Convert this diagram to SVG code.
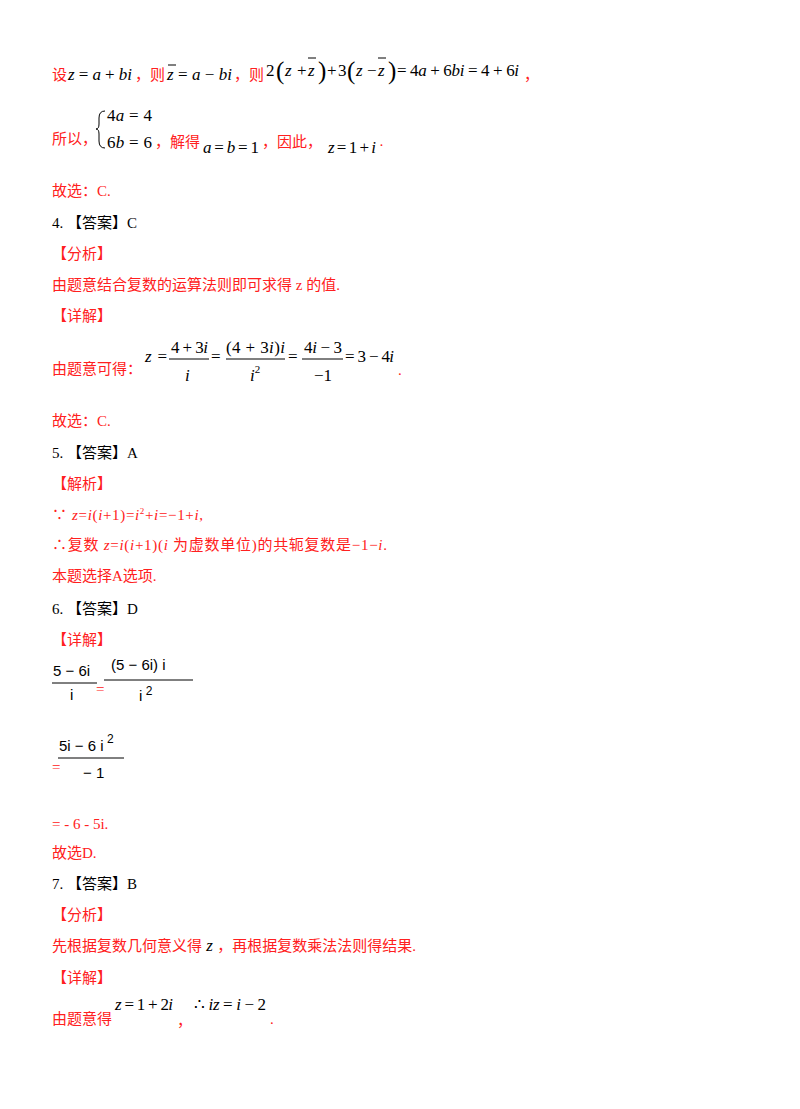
<svg xmlns="http://www.w3.org/2000/svg" width="800" height="1109" viewBox="0 0 800 1109">
<style>
text{font-family:"Liberation Serif","Noto Sans CJK SC",serif;font-size:15px}
.r{fill:#ff2020}
.k{fill:#000}
.m{fill:#000;font-family:"Liberation Serif",serif;font-size:17px}
.i{font-style:italic}
.p{fill:#000;font-family:"Liberation Serif",serif;font-size:25px}
.s{fill:#000;font-family:"Liberation Sans",sans-serif;font-size:15px}
line{stroke:#000;stroke-width:1}
</style>
<rect width="800" height="1109" fill="#fff"/>
<text x="52" y="80" class="r">设</text>
<text x="68" y="80" class="m" textLength="64" lengthAdjust="spacing"><tspan class="i">z</tspan> = <tspan class="i">a</tspan> + <tspan class="i">bi</tspan></text>
<text x="135" y="80" class="r">，则</text>
<text x="167" y="80" class="m" textLength="65" lengthAdjust="spacing"><tspan class="i">z</tspan> = <tspan class="i">a</tspan> − <tspan class="i">bi</tspan></text>
<line x1="168" y1="65" x2="176" y2="65"/>
<text x="234" y="80" class="r">，则</text>
<g class="m" font-size="19">
<text x="266" y="76" class="m" font-size="19">2</text>
<text x="276" y="79" class="p">(</text>
<text x="285" y="76" class="m i" font-size="19">z</text>
<text x="297" y="76" class="m" font-size="19">+</text>
<text x="308" y="76" class="m i" font-size="19">z</text>
<text x="318" y="79" class="p">)</text>
<text x="327" y="76" class="m" font-size="19">+</text>
<text x="338" y="76" class="m" font-size="19">3</text>
<text x="347" y="79" class="p">(</text>
<text x="356" y="76" class="m i" font-size="19">z</text>
<text x="367" y="76" class="m" font-size="19">−</text>
<text x="378" y="76" class="m i" font-size="19">z</text>
<text x="388" y="79" class="p">)</text>
<text x="397" y="76" class="m" font-size="19" textLength="122" lengthAdjust="spacing">= 4<tspan class="i">a</tspan> + 6<tspan class="i">bi</tspan> = 4 + 6<tspan class="i">i</tspan></text>
</g>
<line x1="308" y1="58" x2="316" y2="58"/>
<line x1="378" y1="58" x2="386" y2="58"/>
<text x="524" y="80" class="r">，</text>
<text x="52" y="144" class="r">所以，</text>
<path d="M105 111 Q99 111 99 118 L99 124 Q99 129 96 129 Q99 129 99 134 L99 141 Q99 148 105 148" fill="none" stroke="#000" stroke-width="1"/>
<text x="107" y="121" class="m" textLength="45" lengthAdjust="spacing">4<tspan class="i">a</tspan> = 4</text>
<text x="107" y="148" class="m" textLength="45" lengthAdjust="spacing">6<tspan class="i">b</tspan> = 6</text>
<text x="155" y="147" class="r">，解得</text>
<text x="203" y="153" class="m" textLength="56" lengthAdjust="spacing"><tspan class="i">a</tspan> = <tspan class="i">b</tspan> = 1</text>
<text x="262" y="147" class="r">，因此，</text>
<text x="328" y="153" class="m" textLength="48" lengthAdjust="spacing"><tspan class="i">z</tspan> = 1 + <tspan class="i">i</tspan></text>
<text x="379" y="150" class="r">·</text>
<text x="52" y="196" class="r">故选：C.</text>
<text x="52" y="228" class="k">4. 【答案】C</text>
<text x="52" y="259" class="r">【分析】</text>
<text x="52" y="290" class="r">由题意结合复数的运算法则即可求得 z 的值.</text>
<text x="52" y="321" class="r">【详解】</text>
<text x="52" y="374" class="r">由题意可得：</text>
<text x="145" y="362" class="m" textLength="22" lengthAdjust="spacing"><tspan class="i">z</tspan> =</text>
<text x="171" y="353" class="m" textLength="37" lengthAdjust="spacing">4 + 3<tspan class="i">i</tspan></text>
<line x1="169" y1="359" x2="209" y2="359"/>
<text x="185" y="381" class="m i">i</text>
<text x="211" y="362" class="m">=</text>
<text x="226" y="353" class="m" textLength="59" lengthAdjust="spacing">(4 + 3<tspan class="i">i</tspan>)<tspan class="i">i</tspan></text>
<line x1="226" y1="359" x2="285" y2="359"/>
<text x="250" y="381" class="m"><tspan class="i">i</tspan><tspan font-size="11" dy="-8">2</tspan></text>
<text x="288" y="362" class="m">=</text>
<text x="304" y="353" class="m" textLength="38" lengthAdjust="spacing">4<tspan class="i">i</tspan> − 3</text>
<line x1="302" y1="359" x2="343" y2="359"/>
<text x="314" y="381" class="m">−1</text>
<text x="345" y="362" class="m" textLength="49" lengthAdjust="spacing">= 3 − 4<tspan class="i">i</tspan></text>
<text x="398" y="375" class="r">.</text>
<text x="52" y="426" class="r">故选：C.</text>
<text x="52" y="458" class="k">5. 【答案】A</text>
<text x="52" y="489" class="r">【解析】</text>
<text x="52" y="520" class="r" textLength="151" lengthAdjust="spacing">∵ <tspan class="i">z</tspan>=<tspan class="i">i</tspan>(<tspan class="i">i</tspan>+1)=<tspan class="i">i</tspan><tspan font-size="9" dy="-6">2</tspan><tspan dy="6">+</tspan><tspan class="i">i</tspan>=−1+<tspan class="i">i</tspan>,</text>
<text x="52" y="550" class="r" textLength="335" lengthAdjust="spacing">∴复数 <tspan class="i">z</tspan>=<tspan class="i">i</tspan>(<tspan class="i">i</tspan>+1)(<tspan class="i">i</tspan> 为虚数单位)的共轭复数是−1−<tspan class="i">i</tspan>.</text>
<text x="52" y="581" class="r">本题选择A选项.</text>
<text x="52" y="614" class="k">6. 【答案】D</text>
<text x="52" y="645" class="r">【详解】</text>
<text x="53" y="676" class="s">5 − 6i</text>
<line x1="52" y1="683" x2="97" y2="683"/>
<text x="70" y="700" class="s">i</text>
<text x="96" y="694" class="r" font-size="11">=</text>
<text x="111" y="670" class="s">(5 − 6i) i</text>
<line x1="104" y1="680" x2="193" y2="680"/>
<text x="139" y="701" class="s">i<tspan font-size="12" dy="-6"> 2</tspan></text>
<text x="59" y="751" class="s">5i − 6 i<tspan font-size="12" dy="-8"> 2</tspan></text>
<line x1="58" y1="758" x2="124" y2="758"/>
<text x="83" y="778" class="s">− 1</text>
<text x="52" y="772" class="r" font-size="11">=</text>
<text x="52" y="829" class="r" font-family="Liberation Sans">= - 6 - 5i.</text>
<text x="52" y="858" class="r">故选D.</text>
<text x="52" y="889" class="k">7. 【答案】B</text>
<text x="52" y="920" class="r">【分析】</text>
<text x="52" y="951" class="r">先根据复数几何意义得<tspan class="k i" font-size="17"> z </tspan>，再根据复数乘法法则得结果.</text>
<text x="52" y="983" class="r">【详解】</text>
<text x="52" y="1024" class="r">由题意得</text>
<text x="115" y="1010" class="m" textLength="58" lengthAdjust="spacing"><tspan class="i">z</tspan> = 1 + 2<tspan class="i">i</tspan></text>
<text x="177" y="1026" class="r">，</text>
<text x="194" y="1010" class="m" textLength="72" lengthAdjust="spacing">∴ <tspan class="i">iz</tspan> = <tspan class="i">i</tspan> − 2</text>
<text x="270" y="1024" class="r">.</text>
</svg>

□ □ □ □ □

PROBLEM DETAILS: Copy every line of the data word for word, omitting the images.

SOLUTION TO THIS TASK:
Convert this diagram to SVG code.
<svg xmlns="http://www.w3.org/2000/svg" width="800" height="1109" viewBox="0 0 800 1109">
<style>
text{font-family:"Liberation Serif","Noto Sans CJK SC",serif;font-size:15px}
.r{fill:#ff2020}
.k{fill:#000}
.m{fill:#000;font-family:"Liberation Serif",serif;font-size:17px}
.i{font-style:italic}
.p{fill:#000;font-family:"Liberation Serif",serif;font-size:25px}
.s{fill:#000;font-family:"Liberation Sans",sans-serif;font-size:15px}
line{stroke:#000;stroke-width:1}
</style>
<rect width="800" height="1109" fill="#fff"/>
<text x="52" y="80" class="r">设</text>
<text x="68" y="80" class="m" textLength="64" lengthAdjust="spacing"><tspan class="i">z</tspan> = <tspan class="i">a</tspan> + <tspan class="i">bi</tspan></text>
<text x="135" y="80" class="r">，则</text>
<text x="167" y="80" class="m" textLength="65" lengthAdjust="spacing"><tspan class="i">z</tspan> = <tspan class="i">a</tspan> − <tspan class="i">bi</tspan></text>
<line x1="168" y1="65" x2="176" y2="65"/>
<text x="234" y="80" class="r">，则</text>
<g class="m" font-size="19">
<text x="266" y="76" class="m" font-size="19">2</text>
<text x="276" y="79" class="p">(</text>
<text x="285" y="76" class="m i" font-size="19">z</text>
<text x="297" y="76" class="m" font-size="19">+</text>
<text x="308" y="76" class="m i" font-size="19">z</text>
<text x="318" y="79" class="p">)</text>
<text x="327" y="76" class="m" font-size="19">+</text>
<text x="338" y="76" class="m" font-size="19">3</text>
<text x="347" y="79" class="p">(</text>
<text x="356" y="76" class="m i" font-size="19">z</text>
<text x="367" y="76" class="m" font-size="19">−</text>
<text x="378" y="76" class="m i" font-size="19">z</text>
<text x="388" y="79" class="p">)</text>
<text x="397" y="76" class="m" font-size="19" textLength="122" lengthAdjust="spacing">= 4<tspan class="i">a</tspan> + 6<tspan class="i">bi</tspan> = 4 + 6<tspan class="i">i</tspan></text>
</g>
<line x1="308" y1="58" x2="316" y2="58"/>
<line x1="378" y1="58" x2="386" y2="58"/>
<text x="524" y="80" class="r">，</text>
<text x="52" y="144" class="r">所以，</text>
<path d="M105 111 Q99 111 99 118 L99 124 Q99 129 96 129 Q99 129 99 134 L99 141 Q99 148 105 148" fill="none" stroke="#000" stroke-width="1"/>
<text x="107" y="121" class="m" textLength="45" lengthAdjust="spacing">4<tspan class="i">a</tspan> = 4</text>
<text x="107" y="148" class="m" textLength="45" lengthAdjust="spacing">6<tspan class="i">b</tspan> = 6</text>
<text x="155" y="147" class="r">，解得</text>
<text x="203" y="153" class="m" textLength="56" lengthAdjust="spacing"><tspan class="i">a</tspan> = <tspan class="i">b</tspan> = 1</text>
<text x="262" y="147" class="r">，因此，</text>
<text x="328" y="153" class="m" textLength="48" lengthAdjust="spacing"><tspan class="i">z</tspan> = 1 + <tspan class="i">i</tspan></text>
<text x="379" y="150" class="r">·</text>
<text x="52" y="196" class="r">故选：C.</text>
<text x="52" y="228" class="k">4. 【答案】C</text>
<text x="52" y="259" class="r">【分析】</text>
<text x="52" y="290" class="r">由题意结合复数的运算法则即可求得 z 的值.</text>
<text x="52" y="321" class="r">【详解】</text>
<text x="52" y="374" class="r">由题意可得：</text>
<text x="145" y="362" class="m" textLength="22" lengthAdjust="spacing"><tspan class="i">z</tspan> =</text>
<text x="171" y="353" class="m" textLength="37" lengthAdjust="spacing">4 + 3<tspan class="i">i</tspan></text>
<line x1="169" y1="359" x2="209" y2="359"/>
<text x="185" y="381" class="m i">i</text>
<text x="211" y="362" class="m">=</text>
<text x="226" y="353" class="m" textLength="59" lengthAdjust="spacing">(4 + 3<tspan class="i">i</tspan>)<tspan class="i">i</tspan></text>
<line x1="226" y1="359" x2="285" y2="359"/>
<text x="250" y="381" class="m"><tspan class="i">i</tspan><tspan font-size="11" dy="-8">2</tspan></text>
<text x="288" y="362" class="m">=</text>
<text x="304" y="353" class="m" textLength="38" lengthAdjust="spacing">4<tspan class="i">i</tspan> − 3</text>
<line x1="302" y1="359" x2="343" y2="359"/>
<text x="314" y="381" class="m">−1</text>
<text x="345" y="362" class="m" textLength="49" lengthAdjust="spacing">= 3 − 4<tspan class="i">i</tspan></text>
<text x="398" y="375" class="r">.</text>
<text x="52" y="426" class="r">故选：C.</text>
<text x="52" y="458" class="k">5. 【答案】A</text>
<text x="52" y="489" class="r">【解析】</text>
<text x="52" y="520" class="r" textLength="151" lengthAdjust="spacing">∵ <tspan class="i">z</tspan>=<tspan class="i">i</tspan>(<tspan class="i">i</tspan>+1)=<tspan class="i">i</tspan><tspan font-size="9" dy="-6">2</tspan><tspan dy="6">+</tspan><tspan class="i">i</tspan>=−1+<tspan class="i">i</tspan>,</text>
<text x="52" y="550" class="r" textLength="335" lengthAdjust="spacing">∴复数 <tspan class="i">z</tspan>=<tspan class="i">i</tspan>(<tspan class="i">i</tspan>+1)(<tspan class="i">i</tspan> 为虚数单位)的共轭复数是−1−<tspan class="i">i</tspan>.</text>
<text x="52" y="581" class="r">本题选择A选项.</text>
<text x="52" y="614" class="k">6. 【答案】D</text>
<text x="52" y="645" class="r">【详解】</text>
<text x="53" y="676" class="s">5 − 6i</text>
<line x1="52" y1="683" x2="97" y2="683"/>
<text x="70" y="700" class="s">i</text>
<text x="96" y="694" class="r" font-size="11">=</text>
<text x="111" y="670" class="s">(5 − 6i) i</text>
<line x1="104" y1="680" x2="193" y2="680"/>
<text x="139" y="701" class="s">i<tspan font-size="12" dy="-6"> 2</tspan></text>
<text x="59" y="751" class="s">5i − 6 i<tspan font-size="12" dy="-8"> 2</tspan></text>
<line x1="58" y1="758" x2="124" y2="758"/>
<text x="83" y="778" class="s">− 1</text>
<text x="52" y="772" class="r" font-size="11">=</text>
<text x="52" y="829" class="r" font-family="Liberation Sans">= - 6 - 5i.</text>
<text x="52" y="858" class="r">故选D.</text>
<text x="52" y="889" class="k">7. 【答案】B</text>
<text x="52" y="920" class="r">【分析】</text>
<text x="52" y="951" class="r">先根据复数几何意义得<tspan class="k i" font-size="17"> z </tspan>，再根据复数乘法法则得结果.</text>
<text x="52" y="983" class="r">【详解】</text>
<text x="52" y="1024" class="r">由题意得</text>
<text x="115" y="1010" class="m" textLength="58" lengthAdjust="spacing"><tspan class="i">z</tspan> = 1 + 2<tspan class="i">i</tspan></text>
<text x="177" y="1026" class="r">，</text>
<text x="194" y="1010" class="m" textLength="72" lengthAdjust="spacing">∴ <tspan class="i">iz</tspan> = <tspan class="i">i</tspan> − 2</text>
<text x="270" y="1024" class="r">.</text>
</svg>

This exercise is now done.